= Data section =
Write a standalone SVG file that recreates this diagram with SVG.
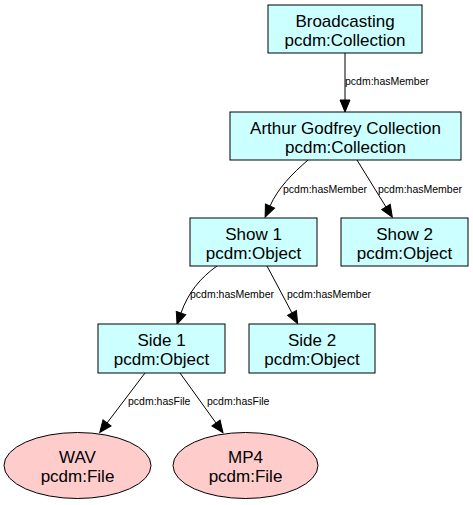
<svg xmlns="http://www.w3.org/2000/svg" width="473" height="505" viewBox="0 0 473 505">
<style>
.box{fill:#ccffff;stroke:#000;stroke-width:1}
.file{fill:#ffcccc;stroke:#000;stroke-width:1}
.nt{font-family:"Liberation Sans",Arial,sans-serif;font-size:17px;fill:#000;text-anchor:middle}
.el{font-family:"Liberation Sans",Arial,sans-serif;font-size:10.5px;fill:#000}
.edge{fill:none;stroke:#000;stroke-width:1}
</style>
<defs>
<marker id="ah" markerUnits="userSpaceOnUse" markerWidth="12" markerHeight="10" refX="0" refY="5" orient="auto" overflow="visible">
<path d="M0,0 L12,5 L0,10 z" fill="#000" stroke="#000" stroke-width="1"/>
</marker>
</defs>
<rect width="473" height="505" fill="#fff"/>
<g id="connectors">
<path class="edge" d="M345,53 L345,100" marker-end="url(#ah)"/>
<text class="el" x="345" y="85">pcdm:hasMember</text>
<path class="edge" d="M308,160 C292,174 278,188 270,206" marker-end="url(#ah)"/>
<text class="el" x="283" y="193">pcdm:hasMember</text>
<path class="edge" d="M357,160 L386,207" marker-end="url(#ah)"/>
<text class="el" x="378" y="193">pcdm:hasMember</text>
<path class="edge" d="M217,266 C200,278 188,293 181,313" marker-end="url(#ah)"/>
<text class="el" x="190" y="298">pcdm:hasMember</text>
<path class="edge" d="M267,266 L292,313" marker-end="url(#ah)"/>
<text class="el" x="287" y="298">pcdm:hasMember</text>
<path class="edge" d="M145,373 L107,423" marker-end="url(#ah)"/>
<text class="el" x="128" y="405">pcdm:hasFile</text>
<path class="edge" d="M180,373 L216,423" marker-end="url(#ah)"/>
<text class="el" x="207" y="405">pcdm:hasFile</text>
</g>
<g id="broadcasting">
<rect class="box" x="268" y="5" width="154" height="48"/>
<text class="nt" x="345" y="26.5">Broadcasting</text>
<text class="nt" x="345" y="45.5">pcdm:Collection</text>
</g>
<g id="arthur">
<rect class="box" x="230" y="112" width="231" height="48"/>
<text class="nt" x="345.5" y="133.5">Arthur Godfrey Collection</text>
<text class="nt" x="345.5" y="152.5">pcdm:Collection</text>
</g>
<g id="show1">
<rect class="box" x="190" y="218" width="127" height="48"/>
<text class="nt" x="253.5" y="239.5">Show 1</text>
<text class="nt" x="253.5" y="258.5">pcdm:Object</text>
</g>
<g id="show2">
<rect class="box" x="341" y="218" width="127" height="48"/>
<text class="nt" x="404.5" y="239.5">Show 2</text>
<text class="nt" x="404.5" y="258.5">pcdm:Object</text>
</g>
<g id="side1">
<rect class="box" x="98" y="324" width="127" height="49"/>
<text class="nt" x="161.5" y="346">Side 1</text>
<text class="nt" x="161.5" y="365">pcdm:Object</text>
</g>
<g id="side2">
<rect class="box" x="249" y="324" width="126" height="49"/>
<text class="nt" x="312" y="346">Side 2</text>
<text class="nt" x="312" y="365">pcdm:Object</text>
</g>
<g id="wav">
<ellipse class="file" cx="77.5" cy="465.5" rx="73.5" ry="33"/>
<text class="nt" x="77.5" y="462.5">WAV</text>
<text class="nt" x="77.5" y="481.5">pcdm:File</text>
</g>
<g id="mp4">
<ellipse class="file" cx="245.5" cy="465.5" rx="72.5" ry="33"/>
<text class="nt" x="245.5" y="462.5">MP4</text>
<text class="nt" x="245.5" y="481.5">pcdm:File</text>
</g>
</svg>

= Exercise instructions =
Transcribe each line above verbatim, with the pictures left out.

= Output for this exercise =
Write a standalone SVG file that recreates this diagram with SVG.
<svg xmlns="http://www.w3.org/2000/svg" width="473" height="505" viewBox="0 0 473 505">
<style>
.box{fill:#ccffff;stroke:#000;stroke-width:1}
.file{fill:#ffcccc;stroke:#000;stroke-width:1}
.nt{font-family:"Liberation Sans",Arial,sans-serif;font-size:17px;fill:#000;text-anchor:middle}
.el{font-family:"Liberation Sans",Arial,sans-serif;font-size:10.5px;fill:#000}
.edge{fill:none;stroke:#000;stroke-width:1}
</style>
<defs>
<marker id="ah" markerUnits="userSpaceOnUse" markerWidth="12" markerHeight="10" refX="0" refY="5" orient="auto" overflow="visible">
<path d="M0,0 L12,5 L0,10 z" fill="#000" stroke="#000" stroke-width="1"/>
</marker>
</defs>
<rect width="473" height="505" fill="#fff"/>
<g id="connectors">
<path class="edge" d="M345,53 L345,100" marker-end="url(#ah)"/>
<text class="el" x="345" y="85">pcdm:hasMember</text>
<path class="edge" d="M308,160 C292,174 278,188 270,206" marker-end="url(#ah)"/>
<text class="el" x="283" y="193">pcdm:hasMember</text>
<path class="edge" d="M357,160 L386,207" marker-end="url(#ah)"/>
<text class="el" x="378" y="193">pcdm:hasMember</text>
<path class="edge" d="M217,266 C200,278 188,293 181,313" marker-end="url(#ah)"/>
<text class="el" x="190" y="298">pcdm:hasMember</text>
<path class="edge" d="M267,266 L292,313" marker-end="url(#ah)"/>
<text class="el" x="287" y="298">pcdm:hasMember</text>
<path class="edge" d="M145,373 L107,423" marker-end="url(#ah)"/>
<text class="el" x="128" y="405">pcdm:hasFile</text>
<path class="edge" d="M180,373 L216,423" marker-end="url(#ah)"/>
<text class="el" x="207" y="405">pcdm:hasFile</text>
</g>
<g id="broadcasting">
<rect class="box" x="268" y="5" width="154" height="48"/>
<text class="nt" x="345" y="26.5">Broadcasting</text>
<text class="nt" x="345" y="45.5">pcdm:Collection</text>
</g>
<g id="arthur">
<rect class="box" x="230" y="112" width="231" height="48"/>
<text class="nt" x="345.5" y="133.5">Arthur Godfrey Collection</text>
<text class="nt" x="345.5" y="152.5">pcdm:Collection</text>
</g>
<g id="show1">
<rect class="box" x="190" y="218" width="127" height="48"/>
<text class="nt" x="253.5" y="239.5">Show 1</text>
<text class="nt" x="253.5" y="258.5">pcdm:Object</text>
</g>
<g id="show2">
<rect class="box" x="341" y="218" width="127" height="48"/>
<text class="nt" x="404.5" y="239.5">Show 2</text>
<text class="nt" x="404.5" y="258.5">pcdm:Object</text>
</g>
<g id="side1">
<rect class="box" x="98" y="324" width="127" height="49"/>
<text class="nt" x="161.5" y="346">Side 1</text>
<text class="nt" x="161.5" y="365">pcdm:Object</text>
</g>
<g id="side2">
<rect class="box" x="249" y="324" width="126" height="49"/>
<text class="nt" x="312" y="346">Side 2</text>
<text class="nt" x="312" y="365">pcdm:Object</text>
</g>
<g id="wav">
<ellipse class="file" cx="77.5" cy="465.5" rx="73.5" ry="33"/>
<text class="nt" x="77.5" y="462.5">WAV</text>
<text class="nt" x="77.5" y="481.5">pcdm:File</text>
</g>
<g id="mp4">
<ellipse class="file" cx="245.5" cy="465.5" rx="72.5" ry="33"/>
<text class="nt" x="245.5" y="462.5">MP4</text>
<text class="nt" x="245.5" y="481.5">pcdm:File</text>
</g>
</svg>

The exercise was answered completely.